• REQUIRED WORK:
Begin with the first line of the material and write out each line exactly, ending with the line that contains "monoxide coverage, Θ<sub>CO</sub></div>". Pictures are not part of the copy.

* start *

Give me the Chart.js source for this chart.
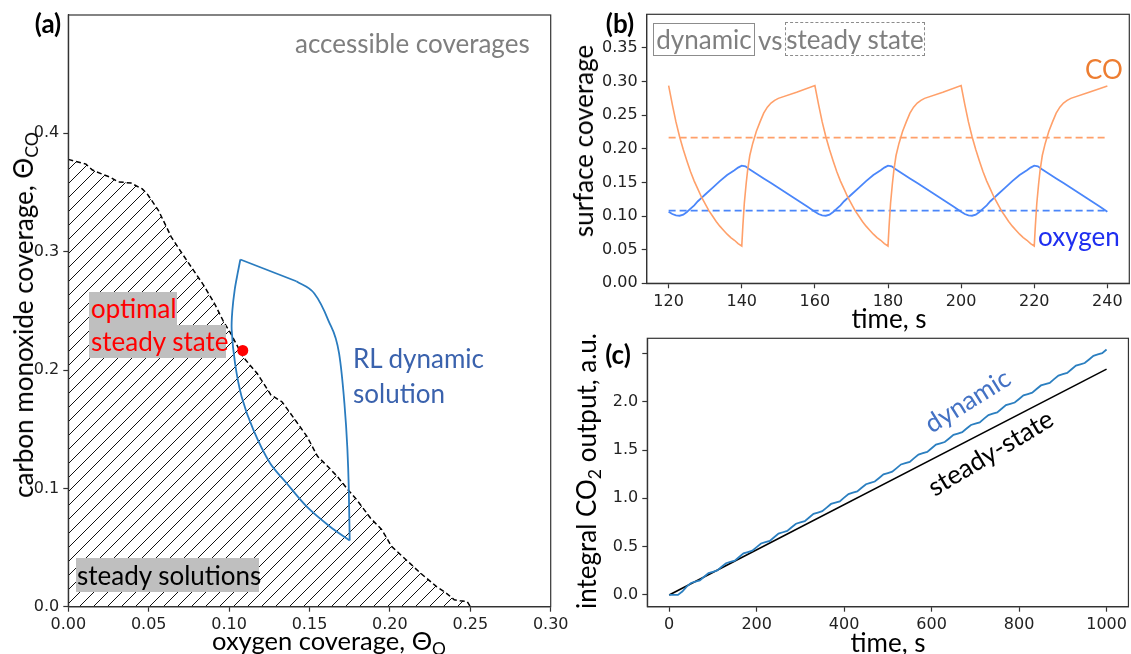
<!DOCTYPE html>
<html><head><meta charset="utf-8">
<script src="https://cdn.jsdelivr.net/npm/chart.js@4.4.1/dist/chart.umd.min.js"></script>
<style>
html,body{margin:0;padding:0;background:#fff;}
#fig{position:relative;width:1131px;height:654px;overflow:hidden;background:#fff;}
canvas{position:absolute;left:0;top:0;}
.t{position:absolute;font-family:'Lato','Noto Sans',sans-serif;font-size:26px;line-height:1;white-space:nowrap;z-index:5;}
.c{transform:translate(-50%,-50%);}
.l{transform:translateY(-50%);}
.b{font-weight:bold;}
.box{position:absolute;box-sizing:border-box;font-family:'Lato','Noto Sans',sans-serif;font-size:26px;white-space:nowrap;z-index:5;}
sub{font-size:0.68em;line-height:0;vertical-align:-0.28em;}
</style></head>
<body>
<div id="fig">
<canvas id="ca" width="1131" height="654"></canvas>
<canvas id="cb" width="1131" height="654"></canvas>
<canvas id="cc" width="1131" height="654"></canvas>

<!-- panel (a) texts -->
<div class="t c b" style="left:48px;top:23px;">(a)</div>
<div class="t l" style="left:295px;top:43px;color:#7f7f7f;">accessible coverages</div>
<div class="box" style="left:89px;top:292px;width:88px;height:33px;line-height:33px;background:#bfbfbf;color:#ff0000;padding-left:2px;">optimal</div>
<div class="box" style="left:89px;top:325px;width:137px;height:33px;line-height:33px;background:#bfbfbf;color:#ff0000;padding-left:2px;">steady state</div>
<div class="t l" style="left:353px;top:358px;color:#3a62ad;">RL dynamic</div>
<div class="t l" style="left:353px;top:393px;color:#3a62ad;">solution</div>
<div class="box" style="left:76px;top:558px;width:183px;height:34px;line-height:34px;background:#bfbfbf;color:#000;padding-left:1px;">steady solutions</div>
<div class="t l" style="left:212px;top:641px;color:#000;font-size:25.5px;">oxygen coverage, Θ<sub>O</sub></div>
<div class="t c" style="left:23px;top:315px;transform:translate(-50%,-50%) rotate(-90deg);color:#000;">carbon monoxide coverage, Θ<sub>CO</sub></div>

<!-- panel (b) texts -->
<div class="t c b" style="left:620px;top:23px;">(b)</div>
<div class="box" style="left:653px;top:23px;width:102px;height:33px;line-height:31px;border:1.5px solid #8c8c8c;color:#7f7f7f;text-align:center;">dynamic</div>
<div class="t l" style="left:758px;top:40px;color:#7f7f7f;">vs</div>
<div class="box" style="left:785px;top:22px;width:140px;height:34px;line-height:32px;border:1.5px dashed #8c8c8c;color:#7f7f7f;text-align:center;">steady state</div>
<div class="t l" style="left:1085px;top:69px;color:#ed7d31;">CO</div>
<div class="t l" style="left:1038px;top:236px;color:#1f2ff0;">oxygen</div>
<div class="t c" style="left:583px;top:141px;transform:translate(-50%,-50%) rotate(-90deg);color:#000;">surface coverage</div>
<div class="t c" style="left:889px;top:318px;color:#000;">time, s</div>

<!-- panel (c) texts -->
<div class="t c b" style="left:618px;top:354px;">(c)</div>
<div class="t c" style="left:586px;top:471px;transform:translate(-50%,-50%) rotate(-90deg);color:#000;">integral CO<sub>2</sub> output, a.u.</div>
<div class="t c" style="left:888px;top:642px;color:#000;">time, s</div>
<div class="t c" style="left:967px;top:400px;transform:translate(-50%,-50%) rotate(-32deg);color:#4472c4;">dynamic</div>
<div class="t c" style="left:990px;top:452px;transform:translate(-50%,-50%) rotate(-31deg);color:#000;">steady-state</div>
</div>

<script>
// ---------------- Panel (a): accessible coverages ----------------
const boundaryO  = [0, 0.011, 0.015, 0.022, 0.026, 0.031, 0.039, 0.046, 0.049, 0.056, 0.061, 0.064, 0.071, 0.0765, 0.084, 0.091, 0.0965, 0.101, 0.1087, 0.1175, 0.126, 0.133, 0.1396, 0.1485, 0.155, 0.1617, 0.1673, 0.174, 0.1794, 0.188, 0.195, 0.201, 0.21, 0.219, 0.229, 0.235, 0.240, 0.2437, 0.248, 0.25];
const boundaryCO = [0.378, 0.374, 0.369, 0.365, 0.363, 0.359, 0.358, 0.353, 0.349, 0.335, 0.321, 0.3125, 0.298, 0.287, 0.272, 0.256, 0.241, 0.231, 0.211, 0.197, 0.179, 0.173, 0.1606, 0.1437, 0.127, 0.118, 0.11, 0.0987, 0.0903, 0.0748, 0.065, 0.051, 0.0397, 0.0284, 0.017, 0.0115, 0.0059, 0.005, 0.0045, 0.0];
// RL dynamic limit cycle, split in three pieces (straight top edge, right arc, left arc)
const loopTopO    = [0.107, 0.1418];
const loopTopCO   = [0.2934, 0.275];
const loopRightO  = [0.1418, 0.153, 0.1617, 0.1684, 0.1717, 0.1735, 0.1744, 0.175];
const loopRightCO = [0.275, 0.2647, 0.242, 0.214, 0.172, 0.135, 0.1015, 0.056];
const loopLeftO   = [0.175, 0.1628, 0.1483, 0.1358, 0.1255, 0.1151, 0.1078, 0.1037, 0.1016, 0.102, 0.1035, 0.1053, 0.107];
const loopLeftCO  = [0.056, 0.0676, 0.0845, 0.1043, 0.1212, 0.1494, 0.1775, 0.2057, 0.2339, 0.25, 0.268, 0.2816, 0.2934];
const optimalO  = [0.1085];
const optimalCO = [0.2165];
const aXTicks = [0, 0.05, 0.10, 0.15, 0.20, 0.25, 0.30];
const aYTicks = [0.0, 0.1, 0.2, 0.3, 0.4];

// ---------------- Panel (b): surface coverage vs time ----------------
const timeCO = [120,121,122,123,124,125,126,127,128,129,130,131,132,133,134,135,136,137,138,139,140,140.3,140.7,141.2,141.6,142.2,143,144,145,146,147,148,149,150,155,
                160,161,162,163,164,165,166,167,168,169,170,171,172,173,174,175,176,177,178,179,180,180.3,180.7,181.2,181.6,182.2,183,184,185,186,187,188,189,190,195,
                200,201,202,203,204,205,206,207,208,209,210,211,212,213,214,215,216,217,218,219,220,220.3,220.7,221.2,221.6,222.2,223,224,225,226,227,228,229,230,235,240];
const coDynamic = [0.294,0.266,0.240,0.218,0.199,0.182,0.166,0.152,0.140,0.128,0.118,0.108,0.100,0.092,0.085,0.079,0.073,0.068,0.064,0.059,0.0555,0.085,0.119,0.148,0.168,0.190,0.208,0.226,0.240,0.253,0.262,0.268,0.272,0.275,0.284,
                   0.294,0.266,0.240,0.218,0.199,0.182,0.166,0.152,0.140,0.128,0.118,0.108,0.100,0.092,0.085,0.079,0.073,0.068,0.064,0.059,0.0555,0.085,0.119,0.148,0.168,0.190,0.208,0.226,0.240,0.253,0.262,0.268,0.272,0.275,0.284,
                   0.294,0.266,0.240,0.218,0.199,0.182,0.166,0.152,0.140,0.128,0.118,0.108,0.100,0.092,0.085,0.079,0.073,0.068,0.064,0.059,0.0555,0.085,0.119,0.148,0.168,0.190,0.208,0.226,0.240,0.253,0.262,0.268,0.272,0.275,0.284,0.2935];
const timeO = [120,121,122,123,124,125,126,127,128,129,130,132,134,136,138,139,140,141,142,144,146,148,150,152,154,156,158,
               160,161,162,163,164,165,166,167,168,169,170,172,174,176,178,179,180,181,182,184,186,188,190,192,194,196,198,
               200,201,202,203,204,205,206,207,208,209,210,212,214,216,218,219,220,221,222,224,226,228,230,232,234,236,238,240];
const oDynamic = [0.1065,0.103,0.101,0.1005,0.102,0.106,0.111,0.116,0.122,0.127,0.132,0.142,0.152,0.161,0.168,0.172,0.175,0.174,0.170,0.163,0.156,0.149,0.142,0.135,0.128,0.121,0.114,
                  0.1065,0.103,0.101,0.1005,0.102,0.106,0.111,0.116,0.122,0.127,0.132,0.142,0.152,0.161,0.168,0.172,0.175,0.174,0.170,0.163,0.156,0.149,0.142,0.135,0.128,0.121,0.114,
                  0.1065,0.103,0.101,0.1005,0.102,0.106,0.111,0.116,0.122,0.127,0.132,0.142,0.152,0.161,0.168,0.172,0.175,0.174,0.170,0.163,0.156,0.149,0.142,0.135,0.128,0.121,0.114,0.1065];
const steadyTime = [120, 240];
const coSteady = [0.2165, 0.2165];
const oSteady  = [0.108, 0.108];
const bXTicks = [120, 140, 160, 180, 200, 220, 240];
const bYTicks = [0.00, 0.05, 0.10, 0.15, 0.20, 0.25, 0.30, 0.35];

// ---------------- Panel (c): integral CO2 output ----------------
const timeC = [0,10,20,30,40,50,60,70,80,90,100,110,120,130,140,150,160,170,180,190,200,210,220,230,240,250,260,270,280,290,300,310,320,330,340,350,360,370,380,390,400,
               410,420,430,440,450,460,470,480,490,500,510,520,530,540,550,560,570,580,590,600,610,620,630,640,650,660,670,680,690,700,
               710,720,730,740,750,760,770,780,790,800,810,820,830,840,850,860,870,880,890,900,910,920,930,940,950,960,970,980,990,1000];
const co2Dynamic = [0,0,0,0.035,0.086,0.124,0.137,0.151,0.188,0.226,0.239,0.253,0.291,0.328,0.342,0.355,0.393,0.430,0.444,0.458,0.495,0.533,0.546,0.560,0.597,0.635,0.649,0.662,0.700,0.737,0.751,0.764,0.802,0.840,0.853,0.867,0.904,0.942,0.955,0.969,1.007,
                    1.044,1.058,1.071,1.109,1.146,1.160,1.174,1.211,1.249,1.262,1.276,1.313,1.351,1.365,1.378,1.416,1.453,1.467,1.480,1.518,1.556,1.569,1.583,1.620,1.658,1.671,1.685,1.723,1.760,1.774,
                    1.787,1.825,1.862,1.876,1.890,1.927,1.965,1.978,1.992,2.029,2.067,2.080,2.094,2.132,2.169,2.183,2.196,2.234,2.271,2.285,2.299,2.336,2.374,2.387,2.401,2.438,2.476,2.490,2.503,2.541];
const timeSS = [0, 1000];
const co2Steady = [0, 2.338];
const cXTicks = [0, 200, 400, 600, 800, 1000];
const cYTicks = [0.0, 0.5, 1.0, 1.5, 2.0, 2.5];

// ---------------- helpers ----------------
const pts = (xs, ys) => xs.map((x, i) => ({x: x, y: ys[i]}));

function hatch() {
  const s = 14, c = document.createElement('canvas');
  c.width = s; c.height = s;
  const g = c.getContext('2d');
  g.strokeStyle = '#111'; g.lineWidth = 1;
  g.beginPath();
  g.moveTo(-2, s + 2); g.lineTo(s + 2, -2);
  g.moveTo(-2, 2); g.lineTo(2, -2);
  g.moveTo(s - 2, s + 2); g.lineTo(s + 2, s - 2);
  g.stroke();
  return g.createPattern(c, 'repeat');
}

function axis(min, max, ticks, fmt, isY) {
  return {
    type: 'linear', min: min, max: max, position: isY ? 'left' : 'bottom',
    afterBuildTicks: s => { s.ticks = ticks.map(v => ({value: v})); },
    afterFit: s => { if (isY) s.width = 60; else s.height = 40; },
    ticks: { callback: v => fmt(v), font: {family: "'DejaVu Sans'", size: 16}, color: '#222', padding: 4, autoSkip: false, maxRotation: 0, minRotation: 0 },
    grid: { display: true, drawOnChartArea: false, drawTicks: true, tickLength: 5, tickColor: '#333', tickWidth: 1.2, color: '#333' },
    border: { display: true, color: '#333', width: 1.2 },
    title: { display: false }
  };
}

const frame = {
  id: 'frame',
  afterDatasetsDraw(chart) {
    const {ctx, chartArea: a} = chart;
    ctx.save();
    ctx.strokeStyle = '#333'; ctx.lineWidth = 1.2;
    ctx.strokeRect(a.left, a.top, a.right - a.left, a.bottom - a.top);
    ctx.restore();
  }
};

function base(pad, scales) {
  return {
    responsive: false, animation: false, events: [],
    layout: { padding: pad },
    plugins: { legend: {display: false}, tooltip: {enabled: false} },
    scales: scales
  };
}

const loopStyle = { showLine: true, borderColor: '#2a7cbf', borderWidth: 1.8, pointRadius: 0, fill: false, order: 1 };

// ---- Chart (a)
new Chart(document.getElementById('ca'), {
  type: 'scatter',
  data: { datasets: [
    { data: pts(optimalO, optimalCO), showLine: false, pointRadius: 5.5, pointBackgroundColor: '#ff0000', pointBorderWidth: 0, order: 0 },
    Object.assign({ data: pts(loopTopO, loopTopCO), tension: 0 }, loopStyle),
    Object.assign({ data: pts(loopRightO, loopRightCO), cubicInterpolationMode: 'monotone' }, loopStyle),
    Object.assign({ data: pts(loopLeftO, loopLeftCO), tension: 0.3 }, loopStyle),
    { data: pts(boundaryO, boundaryCO), showLine: true, borderColor: '#000', borderWidth: 1.5, borderDash: [5, 3], pointRadius: 0, fill: 'origin', backgroundColor: hatch(), tension: 0, order: 2 }
  ]},
  options: base({left: 8.3, right: 580.3, top: 15, bottom: 7.3}, {
    x: axis(0, 0.3, aXTicks, v => v.toFixed(2), false),
    y: axis(0, 0.5, aYTicks, v => v.toFixed(1), true)
  }),
  plugins: [frame]
});

// ---- Chart (b)
new Chart(document.getElementById('cb'), {
  type: 'scatter',
  data: { datasets: [
    { data: pts(timeCO, coDynamic), showLine: true, borderColor: '#ffa06a', borderWidth: 1.6, pointRadius: 0, tension: 0 },
    { data: pts(timeO, oDynamic), showLine: true, borderColor: '#4a86fa', borderWidth: 1.8, pointRadius: 0, tension: 0 },
    { data: pts(steadyTime, coSteady), showLine: true, borderColor: '#ffa06a', borderWidth: 1.8, borderDash: [7, 4], pointRadius: 0 },
    { data: pts(steadyTime, oSteady), showLine: true, borderColor: '#4a86fa', borderWidth: 1.8, borderDash: [7, 4], pointRadius: 0 }
  ]},
  options: base({left: 586.7, right: 1.7, top: 14.3, bottom: 330.7}, {
    x: axis(114, 246, bXTicks, v => v.toFixed(0), false),
    y: axis(0, 0.4, bYTicks, v => v.toFixed(2), true)
  }),
  plugins: [frame]
});

// ---- Chart (c)
new Chart(document.getElementById('cc'), {
  type: 'scatter',
  data: { datasets: [
    { data: pts(timeC, co2Dynamic), showLine: true, borderColor: '#2b7fc0', borderWidth: 1.8, pointRadius: 0, tension: 0 },
    { data: pts(timeSS, co2Steady), showLine: true, borderColor: '#000', borderWidth: 1.6, pointRadius: 0 }
  ]},
  options: base({left: 587.3, right: 1.7, top: 338.3, bottom: 7.3}, {
    x: axis(-50, 1050, cXTicks, v => v.toFixed(0), false),
    y: axis(-0.122, 2.657, cYTicks, v => (v > 2.4 ? '' : v.toFixed(1)), true)
  }),
  plugins: [frame]
});
</script>
</body></html>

* end *

• RESULT BELOW:
Give me the Chart.js source for this chart.
<!DOCTYPE html>
<html><head><meta charset="utf-8">
<script src="https://cdn.jsdelivr.net/npm/chart.js@4.4.1/dist/chart.umd.min.js"></script>
<style>
html,body{margin:0;padding:0;background:#fff;}
#fig{position:relative;width:1131px;height:654px;overflow:hidden;background:#fff;}
canvas{position:absolute;left:0;top:0;}
.t{position:absolute;font-family:'Lato','Noto Sans',sans-serif;font-size:26px;line-height:1;white-space:nowrap;z-index:5;}
.c{transform:translate(-50%,-50%);}
.l{transform:translateY(-50%);}
.b{font-weight:bold;}
.box{position:absolute;box-sizing:border-box;font-family:'Lato','Noto Sans',sans-serif;font-size:26px;white-space:nowrap;z-index:5;}
sub{font-size:0.68em;line-height:0;vertical-align:-0.28em;}
</style></head>
<body>
<div id="fig">
<canvas id="ca" width="1131" height="654"></canvas>
<canvas id="cb" width="1131" height="654"></canvas>
<canvas id="cc" width="1131" height="654"></canvas>

<!-- panel (a) texts -->
<div class="t c b" style="left:48px;top:23px;">(a)</div>
<div class="t l" style="left:295px;top:43px;color:#7f7f7f;">accessible coverages</div>
<div class="box" style="left:89px;top:292px;width:88px;height:33px;line-height:33px;background:#bfbfbf;color:#ff0000;padding-left:2px;">optimal</div>
<div class="box" style="left:89px;top:325px;width:137px;height:33px;line-height:33px;background:#bfbfbf;color:#ff0000;padding-left:2px;">steady state</div>
<div class="t l" style="left:353px;top:358px;color:#3a62ad;">RL dynamic</div>
<div class="t l" style="left:353px;top:393px;color:#3a62ad;">solution</div>
<div class="box" style="left:76px;top:558px;width:183px;height:34px;line-height:34px;background:#bfbfbf;color:#000;padding-left:1px;">steady solutions</div>
<div class="t l" style="left:212px;top:641px;color:#000;font-size:25.5px;">oxygen coverage, Θ<sub>O</sub></div>
<div class="t c" style="left:23px;top:315px;transform:translate(-50%,-50%) rotate(-90deg);color:#000;">carbon monoxide coverage, Θ<sub>CO</sub></div>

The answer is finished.